=== INSTRUCTIONS TO FOLLOW ===
All of the data should be output character for character, except the pictures.

··········

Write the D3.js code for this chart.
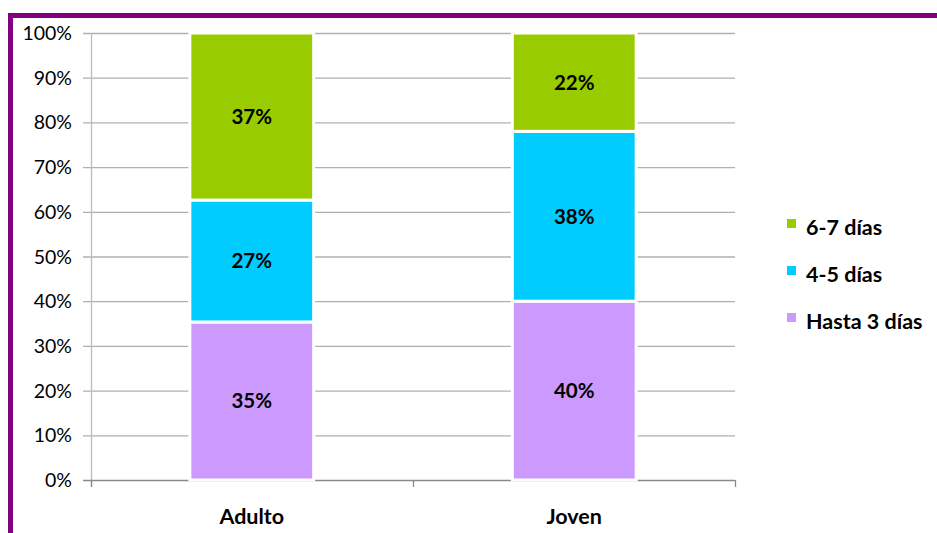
<!DOCTYPE html>
<html>
<head>
<meta charset="utf-8">
<script src="https://cdn.jsdelivr.net/npm/d3@7"></script>
<style>
  body { margin: 0; background: #fff; }
  svg { display: block; font-family: Lato, "Open Sans", sans-serif; }
</style>
</head>
<body>
<svg width="937" height="533"></svg>
<script>
// data
var grupos = ["Adulto", "Joven"];
var series = ["Hasta 3 días", "4-5 días", "6-7 días"];
var hasta3 = [35, 40];
var dias45 = [27, 38];
var dias67 = [37, 22];
var yTicks = [0, 0.1, 0.2, 0.3, 0.4, 0.5, 0.6, 0.7, 0.8, 0.9, 1];

var colores = ["#cc99ff", "#00ccff", "#99cc00"];

var rows = grupos.map(function(g, i) {
    return {grupo: g, "Hasta 3 días": hasta3[i], "4-5 días": dias45[i], "6-7 días": dias67[i]};
});

var svg = d3.select("svg");

// purple frame (top + left edge)
svg.append("rect").attr("x", 8).attr("y", 13).attr("width", 940).attr("height", 5).attr("fill", "#800080");
svg.append("rect").attr("x", 8).attr("y", 13).attr("width", 5).attr("height", 530).attr("fill", "#800080");

var x0 = 91, x1 = 735, yTop = 33, yBot = 480;

var x = d3.scaleBand().domain(grupos).range([x0, x1]).paddingInner(0.616).paddingOuter(0.3065);
var y = d3.scaleLinear().domain([0, 1]).range([yBot, yTop]);
var color = d3.scaleOrdinal().domain(series).range(colores);

var stacked = d3.stack().keys(series).offset(d3.stackOffsetExpand)(rows);

// gridlines
svg.append("g").selectAll("line")
    .data(yTicks.slice(1))
    .enter().append("line")
    .attr("x1", 83).attr("x2", x1)
    .attr("y1", function(d) { return y(d) + 0.5; })
    .attr("y2", function(d) { return y(d) + 0.5; })
    .attr("stroke", "#b0b0b0").attr("stroke-width", 1.3);

// y axis
svg.append("line").attr("x1", x0 + 0.5).attr("x2", x0 + 0.5).attr("y1", yTop).attr("y2", 487)
    .attr("stroke", "#bcbcbc").attr("stroke-width", 1.3);
svg.append("g").selectAll("text")
    .data(yTicks)
    .enter().append("text")
    .attr("x", 72)
    .attr("y", function(d) { return y(d); })
    .attr("dy", "0.36em")
    .attr("text-anchor", "end")
    .attr("font-size", 19.5)
    .attr("fill", "#000")
    .text(function(d) { return d3.format(".0%")(d); });

// x axis
svg.append("line").attr("x1", 83).attr("x2", x1).attr("y1", yBot + 0.5).attr("y2", yBot + 0.5)
    .attr("stroke", "#8a8a8a").attr("stroke-width", 1.3);
svg.append("g").selectAll("line")
    .data([x0, (x0 + x1) / 2, x1])
    .enter().append("line")
    .attr("x1", function(d) { return d + 0.5; }).attr("x2", function(d) { return d + 0.5; })
    .attr("y1", yBot).attr("y2", 487)
    .attr("stroke", "#8a8a8a").attr("stroke-width", 1.3);
svg.append("g").selectAll("text")
    .data(grupos)
    .enter().append("text")
    .attr("x", function(d) { return x(d) + x.bandwidth() / 2; })
    .attr("y", 524)
    .attr("text-anchor", "middle")
    .attr("font-size", 21.5).attr("font-weight", "bold")
    .text(function(d) { return d; });

// bars
var layer = svg.append("g").selectAll("g")
    .data(stacked)
    .enter().append("g")
    .attr("fill", function(d) { return color(d.key); });

layer.selectAll("rect")
    .data(function(d) { return d; })
    .enter().append("rect")
    .attr("x", function(d) { return x(d.data.grupo); })
    .attr("width", x.bandwidth())
    .attr("y", function(d) { return y(d[1]); })
    .attr("height", function(d) { return y(d[0]) - y(d[1]); })
    .attr("stroke", "#fff").attr("stroke-width", 3);

layer.selectAll("text")
    .data(function(d) { return d.map(function(p) { p.key = d.key; return p; }); })
    .enter().append("text")
    .attr("x", function(d) { return x(d.data.grupo) + x.bandwidth() / 2; })
    .attr("y", function(d) { return (y(d[0]) + y(d[1])) / 2; })
    .attr("dy", "0.36em")
    .attr("text-anchor", "middle")
    .attr("fill", "#000")
    .attr("font-size", 20.5).attr("font-weight", "bold")
    .text(function(d) { return d.data[d.key] + "%"; });

// legend
var legend = svg.append("g").selectAll("g")
    .data(series.slice().reverse())
    .enter().append("g")
    .attr("transform", function(d, i) { return "translate(787," + (227 + i * 47) + ")"; });
legend.append("rect")
    .attr("x", 0).attr("y", -8).attr("width", 9).attr("height", 9)
    .attr("fill", function(d) { return color(d); });
legend.append("text")
    .attr("x", 19).attr("y", 0)
    .attr("dy", "0.36em")
    .attr("font-size", 21.5).attr("font-weight", "bold")
    .text(function(d) { return d; });
</script>
</body>
</html>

··········

=== RESULT ===
Write the D3.js code for this chart.
<!DOCTYPE html>
<html>
<head>
<meta charset="utf-8">
<script src="https://cdn.jsdelivr.net/npm/d3@7"></script>
<style>
  body { margin: 0; background: #fff; }
  svg { display: block; font-family: Lato, "Open Sans", sans-serif; }
</style>
</head>
<body>
<svg width="937" height="533"></svg>
<script>
// data
var grupos = ["Adulto", "Joven"];
var series = ["Hasta 3 días", "4-5 días", "6-7 días"];
var hasta3 = [35, 40];
var dias45 = [27, 38];
var dias67 = [37, 22];
var yTicks = [0, 0.1, 0.2, 0.3, 0.4, 0.5, 0.6, 0.7, 0.8, 0.9, 1];

var colores = ["#cc99ff", "#00ccff", "#99cc00"];

var rows = grupos.map(function(g, i) {
    return {grupo: g, "Hasta 3 días": hasta3[i], "4-5 días": dias45[i], "6-7 días": dias67[i]};
});

var svg = d3.select("svg");

// purple frame (top + left edge)
svg.append("rect").attr("x", 8).attr("y", 13).attr("width", 940).attr("height", 5).attr("fill", "#800080");
svg.append("rect").attr("x", 8).attr("y", 13).attr("width", 5).attr("height", 530).attr("fill", "#800080");

var x0 = 91, x1 = 735, yTop = 33, yBot = 480;

var x = d3.scaleBand().domain(grupos).range([x0, x1]).paddingInner(0.616).paddingOuter(0.3065);
var y = d3.scaleLinear().domain([0, 1]).range([yBot, yTop]);
var color = d3.scaleOrdinal().domain(series).range(colores);

var stacked = d3.stack().keys(series).offset(d3.stackOffsetExpand)(rows);

// gridlines
svg.append("g").selectAll("line")
    .data(yTicks.slice(1))
    .enter().append("line")
    .attr("x1", 83).attr("x2", x1)
    .attr("y1", function(d) { return y(d) + 0.5; })
    .attr("y2", function(d) { return y(d) + 0.5; })
    .attr("stroke", "#b0b0b0").attr("stroke-width", 1.3);

// y axis
svg.append("line").attr("x1", x0 + 0.5).attr("x2", x0 + 0.5).attr("y1", yTop).attr("y2", 487)
    .attr("stroke", "#bcbcbc").attr("stroke-width", 1.3);
svg.append("g").selectAll("text")
    .data(yTicks)
    .enter().append("text")
    .attr("x", 72)
    .attr("y", function(d) { return y(d); })
    .attr("dy", "0.36em")
    .attr("text-anchor", "end")
    .attr("font-size", 19.5)
    .attr("fill", "#000")
    .text(function(d) { return d3.format(".0%")(d); });

// x axis
svg.append("line").attr("x1", 83).attr("x2", x1).attr("y1", yBot + 0.5).attr("y2", yBot + 0.5)
    .attr("stroke", "#8a8a8a").attr("stroke-width", 1.3);
svg.append("g").selectAll("line")
    .data([x0, (x0 + x1) / 2, x1])
    .enter().append("line")
    .attr("x1", function(d) { return d + 0.5; }).attr("x2", function(d) { return d + 0.5; })
    .attr("y1", yBot).attr("y2", 487)
    .attr("stroke", "#8a8a8a").attr("stroke-width", 1.3);
svg.append("g").selectAll("text")
    .data(grupos)
    .enter().append("text")
    .attr("x", function(d) { return x(d) + x.bandwidth() / 2; })
    .attr("y", 524)
    .attr("text-anchor", "middle")
    .attr("font-size", 21.5).attr("font-weight", "bold")
    .text(function(d) { return d; });

// bars
var layer = svg.append("g").selectAll("g")
    .data(stacked)
    .enter().append("g")
    .attr("fill", function(d) { return color(d.key); });

layer.selectAll("rect")
    .data(function(d) { return d; })
    .enter().append("rect")
    .attr("x", function(d) { return x(d.data.grupo); })
    .attr("width", x.bandwidth())
    .attr("y", function(d) { return y(d[1]); })
    .attr("height", function(d) { return y(d[0]) - y(d[1]); })
    .attr("stroke", "#fff").attr("stroke-width", 3);

layer.selectAll("text")
    .data(function(d) { return d.map(function(p) { p.key = d.key; return p; }); })
    .enter().append("text")
    .attr("x", function(d) { return x(d.data.grupo) + x.bandwidth() / 2; })
    .attr("y", function(d) { return (y(d[0]) + y(d[1])) / 2; })
    .attr("dy", "0.36em")
    .attr("text-anchor", "middle")
    .attr("fill", "#000")
    .attr("font-size", 20.5).attr("font-weight", "bold")
    .text(function(d) { return d.data[d.key] + "%"; });

// legend
var legend = svg.append("g").selectAll("g")
    .data(series.slice().reverse())
    .enter().append("g")
    .attr("transform", function(d, i) { return "translate(787," + (227 + i * 47) + ")"; });
legend.append("rect")
    .attr("x", 0).attr("y", -8).attr("width", 9).attr("height", 9)
    .attr("fill", function(d) { return color(d); });
legend.append("text")
    .attr("x", 19).attr("y", 0)
    .attr("dy", "0.36em")
    .attr("font-size", 21.5).attr("font-weight", "bold")
    .text(function(d) { return d; });
</script>
</body>
</html>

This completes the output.